American Renal Associates and three of its former finance executives have been charged with engaging in a multimillion-dollar revenue recognition fraud to boost its financial performance.
The U.S. Securities and Exchange Commission filed a civil complaint on Monday against ARA, a provider of dialysis services; former CFO Jonathan Wilcox; his successor, Jason Boucher; and Karen Smith, a former controller.
According to the complaint, the three executives improperly recognized “topside” adjustments in revenue from 2017 through at least November 2018 in order to hit targets for two key financial metrics — days sales outstanding (DSO), which measures how quickly ARA was collecting payment for its treatments, and revenue per treatment (RPT).
In September 2019, ARA restated its financials, showing it had overstated its net income by more than 30% for 2017 and more than 200% for the first three quarters of 2018.
ARA agreed to pay $2 million to settle the charges. The SEC is seeking civil penalties against Wilcox, Boucher, and Smith.
“ARA and its senior executives allegedly engaged in an extensive revenue manipulation scheme for nearly two years,” Jennifer Leete, associate director of the SEC’s Division of Enforcement, said in a news release.

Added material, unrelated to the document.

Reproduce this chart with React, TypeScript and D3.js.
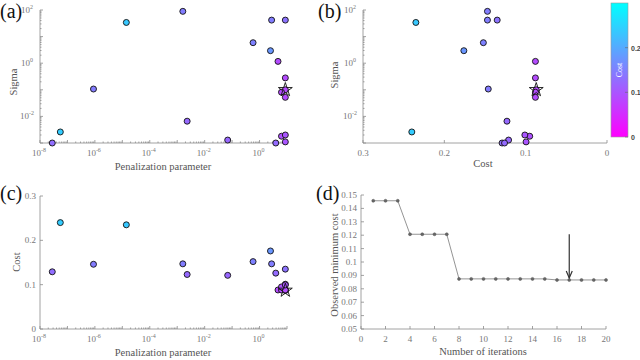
import React from 'react';
import * as d3 from 'd3';

const width = 640;
const height = 360;
const serif = 'Liberation Serif, DejaVu Serif, serif';

// one entry per objective evaluation (20 in all)
const penalization = [2.8e-8, 5.5e-8, 8.9e-7, 1.4e-5, 1.6e-3, 2.3e-3, 0.069, 0.58, 2.5, 2.75,
  3.9, 4.7, 8.7, 8.7, 8.7, 6.3, 8.7, 6.3, 8.7, 8.7];
const sigma = [1.0e-3, 2.6e-3, 0.107, 34, 89, 6.6e-3, 1.29e-3, 5.9, 2.95, 41.7,
  1.0e-3, 1.17, 41.7, 0.28, 0.1, 0.081, 0.052, 1.8e-3, 2.0e-3, 1.1e-3];
const cost = [0.129, 0.240, 0.146, 0.235, 0.147, 0.123, 0.121, 0.152, 0.176, 0.147,
  0.126, 0.088, 0.135, 0.088, 0.087, 0.088, 0.088, 0.095, 0.101, 0.0995];
const bestIndex = 14;

const iterations = [1, 2, 3, 4, 5, 6, 7, 8, 9, 10, 11, 12, 13, 14, 15, 16, 17, 18, 19, 20];
const minCost = [0.1457, 0.1457, 0.1457, 0.1207, 0.1207, 0.1207, 0.1207, 0.0874, 0.0874, 0.0874,
  0.0874, 0.0874, 0.0874, 0.0874, 0.0874, 0.0866, 0.0866, 0.0866, 0.0866, 0.0866];
const arrowIteration = 17;

const lambdaDecades = [-8, -7, -6, -5, -4, -3, -2, -1, 0, 1];
const lambdaLabels = [-8, -6, -4, -2, 0];
const sigmaDecades = [-3, -2, -1, 0, 1, 2];
const sigmaLabels = [-2, 0, 2];
const costTicks = [0, 0.1, 0.2, 0.3];
const costBarTicks = [0, 0.1, 0.2];
const iterTicks = [0, 2, 4, 6, 8, 10, 12, 14, 16, 18, 20];
const minCostTicks = [0.05, 0.06, 0.07, 0.08, 0.09, 0.1, 0.11, 0.12, 0.13, 0.14, 0.15];

const axisColor = '#8a8a8a';
const labelColor = '#777';
const titleColor = '#555';

const color = d3.scaleLinear<string>().domain([0, 0.3]).range(['#ff00ff', '#00ffff']);

const xLam = d3.scaleLog().domain([1e-8, 10]).range([40, 287]);
const ySig = d3.scaleLog().domain([1e-3, 100]).range([143, 10]);
const xCostB = d3.scaleLinear().domain([0.3, 0]).range([363, 607]);
const yCostC = d3.scaleLinear().domain([0, 0.3]).range([329, 196]);
const xIter = d3.scaleLinear().domain([0, 20]).range([361, 606]);
const yMin = d3.scaleLinear().domain([0.05, 0.15]).range([329, 195]);
const yBar = d3.scaleLinear().domain([0, 0.3]).range([137, 3]);

const minors = (decades: number[]) =>
  decades.slice(0, -1).flatMap(k => [2, 3, 4, 5, 6, 7, 8, 9].map(m => m * Math.pow(10, k)));

const Pow = ({ x, y, e, anchor }: any) => (
  <text x={x} y={y} textAnchor={anchor} style={{ fontFamily: serif }} fontSize={9} fill={labelColor}>
    10<tspan dy={-4} fontSize={6}>{e}</tspan>
  </text>
);

const fmt = (v: number) => String(+v.toFixed(2));

function LogBottom({ scale, y }: any) {
  const [a, b] = scale.range();
  return (
    <g stroke={axisColor} strokeWidth={0.8}>
      <line x1={a} x2={b} y1={y} y2={y} />
      {lambdaDecades.map(k => <line key={k} x1={scale(Math.pow(10, k))} x2={scale(Math.pow(10, k))} y1={y} y2={y - 3} />)}
      {minors(lambdaDecades).map((v, i) => <line key={'m' + i} x1={scale(v)} x2={scale(v)} y1={y} y2={y - 1.5} />)}
      <g stroke="none">
        {lambdaLabels.map(k => <Pow key={k} x={scale(Math.pow(10, k)) - 1} y={y + 13} e={k} anchor="middle" />)}
      </g>
    </g>
  );
}

function LogLeft({ scale, x }: any) {
  const [a, b] = scale.range();
  return (
    <g stroke={axisColor} strokeWidth={0.8}>
      <line x1={x} x2={x} y1={a} y2={b} />
      {sigmaDecades.map(k => <line key={k} x1={x} x2={x + 3} y1={scale(Math.pow(10, k))} y2={scale(Math.pow(10, k))} />)}
      {minors(sigmaDecades).map((v, i) => <line key={'m' + i} x1={x} x2={x + 1.5} y1={scale(v)} y2={scale(v)} />)}
      <g stroke="none">
        {sigmaLabels.map(k => <Pow key={k} x={x - 13} y={scale(Math.pow(10, k)) + 3} e={k} anchor="middle" />)}
      </g>
    </g>
  );
}

function LinBottom({ scale, y, ticks }: any) {
  const [a, b] = scale.range();
  return (
    <g stroke={axisColor} strokeWidth={0.8}>
      <line x1={a} x2={b} y1={y} y2={y} />
      {ticks.map((t: number) => <line key={t} x1={scale(t)} x2={scale(t)} y1={y} y2={y - 3} />)}
      {ticks.map((t: number) => (
        <text key={'l' + t} x={scale(t)} y={y + 13} stroke="none" textAnchor="middle" style={{ fontFamily: serif }} fontSize={9} fill={labelColor}>{fmt(t)}</text>
      ))}
    </g>
  );
}

function LinLeft({ scale, x, ticks }: any) {
  const [a, b] = scale.range();
  return (
    <g stroke={axisColor} strokeWidth={0.8}>
      <line x1={x} x2={x} y1={a} y2={b} />
      {ticks.map((t: number) => <line key={t} x1={x} x2={x + 3} y1={scale(t)} y2={scale(t)} />)}
      {ticks.map((t: number) => (
        <text key={'l' + t} x={x - 4} y={scale(t) + 3} stroke="none" textAnchor="end" style={{ fontFamily: serif }} fontSize={9} fill={labelColor}>{fmt(t)}</text>
      ))}
    </g>
  );
}

const Title = ({ x, y, rotate, children }: any) => (
  <text x={x} y={y} transform={rotate ? `rotate(-90, ${x}, ${y})` : undefined} textAnchor="middle"
    style={{ fontFamily: serif }} fontSize={10.5} fill={titleColor}>{children}</text>
);

const Panel = ({ x, y, children }: any) => (
  <text x={x} y={y} style={{ fontFamily: serif }} fontSize={20} fill="#111">{children}</text>
);

const starPath = d3.symbol().type(d3.symbolStar).size(60)();

function Scatter({ xs, ys, sx, sy }: any) {
  return (
    <g>
      {xs.map((v: number, i: number) => (
        <circle key={i} cx={sx(v)} cy={sy(ys[i])} r={3} fill={color(cost[i])} stroke="#111" strokeWidth={0.9} />
      ))}
      <path d={starPath || ''} transform={`translate(${sx(xs[bestIndex])},${sy(ys[bestIndex])})`}
        fill="none" stroke="#111" strokeWidth={0.9} />
    </g>
  );
}

export default function App() {
  const line = d3.line<number>().x((d, i) => xIter(iterations[i])).y(d => yMin(d));
  const ax = xIter(arrowIteration);
  return (
    <svg width={width} height={height} style={{ position: 'absolute', left: 0, top: 0, background: '#fff' }}>
      <defs>
        <linearGradient id="cool" x1="0" y1="1" x2="0" y2="0">
          <stop offset="0%" stopColor={color(0)} />
          <stop offset="100%" stopColor={color(0.3)} />
        </linearGradient>
      </defs>

      {/* (a) sigma vs penalization */}
      <LogBottom scale={xLam} y={143} />
      <LogLeft scale={ySig} x={40} />
      <Scatter xs={penalization} ys={sigma} sx={xLam} sy={ySig} />
      <Title x={163} y={170}>Penalization parameter</Title>
      <Title x={17} y={82} rotate>Sigma</Title>
      <Panel x={0} y={18}>(a)</Panel>

      {/* (b) sigma vs cost */}
      <LinBottom scale={xCostB} y={143} ticks={costTicks} />
      <LogLeft scale={ySig} x={363} />
      <Scatter xs={cost} ys={sigma} sx={xCostB} sy={ySig} />
      <Title x={483} y={167}>Cost</Title>
      <Title x={338} y={75} rotate>Sigma</Title>
      <Panel x={318} y={18}>(b)</Panel>

      {/* colour bar */}
      <rect x={611} y={3} width={17} height={134} fill="url(#cool)" stroke="#999" strokeWidth={0.6} />
      {costBarTicks.map(t => (
        <g key={t}>
          <line x1={625} x2={628} y1={yBar(t)} y2={yBar(t)} stroke="#666" strokeWidth={0.6} />
          <text x={631} y={yBar(t) + 3} style={{ fontFamily: 'Liberation Sans, sans-serif' }} fontSize={7} fontWeight="bold" fill="#444">{fmt(t)}</text>
        </g>
      ))}
      <text x={622} y={70} transform="rotate(-90, 622, 70)" textAnchor="middle" style={{ fontFamily: serif }} fontSize={8} fill="#fff">Cost</text>

      {/* (c) cost vs penalization */}
      <LogBottom scale={xLam} y={329} />
      <LinLeft scale={yCostC} x={40} ticks={costTicks} />
      <Scatter xs={penalization} ys={cost} sx={xLam} sy={yCostC} />
      <Title x={163} y={356}>Penalization parameter</Title>
      <Title x={20} y={262} rotate>Cost</Title>
      <Panel x={0} y={200}>(c)</Panel>

      {/* (d) observed minimum cost */}
      <LinBottom scale={xIter} y={329} ticks={iterTicks} />
      <LinLeft scale={yMin} x={361} ticks={minCostTicks} />
      <path d={line(minCost) || ''} fill="none" stroke="#888" strokeWidth={0.9} />
      {minCost.map((v, i) => (
        <circle key={i} cx={xIter(iterations[i])} cy={yMin(v)} r={1.5} fill="#666" stroke="#555" strokeWidth={0.5} />
      ))}
      <line x1={ax} x2={ax} y1={yMin(0.1207)} y2={yMin(0.0866) - 2} stroke="#333" strokeWidth={1.2} />
      <path d={`M${ax - 3},${yMin(0.0866) - 9} L${ax},${yMin(0.0866) - 2} L${ax + 3},${yMin(0.0866) - 9}`} fill="none" stroke="#333" strokeWidth={1.2} />
      <Title x={483} y={355}>Number of iterations</Title>
      <Title x={338} y={265} rotate>Observed minimum cost</Title>
      <Panel x={316} y={200}>(d)</Panel>
    </svg>
  );
}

While Wilcox served as CFO from 2011 through September 2018, Boucher was his chief accounting officer and Smith was his controller. After he stepped down, Boucher, who was promoted to CFO, and Smith, who became vice president of finance, allegedly continued with the “topside” revenue scheme.
According to the SEC, the scheme involved the accounting for reimbursement payments from some commercial insurers when the actual payment did not match the initial estimate.
Accounting standards called for ARA to make a revenue adjustment to true up the initial estimate to the amount actually collected. Those adjustments should have been based on patient-level data but Wilcox allegedly used “a top-down approach to book the revenue he wanted ARA to have,” recognizing millions of dollars in topside adjustments to meet predetermined DSO and RPT targets.
The three executives “each personally benefitted from the scheme by, among other things, receiving bonuses that were inflated by ARA’s misstated metrics, the SEC said.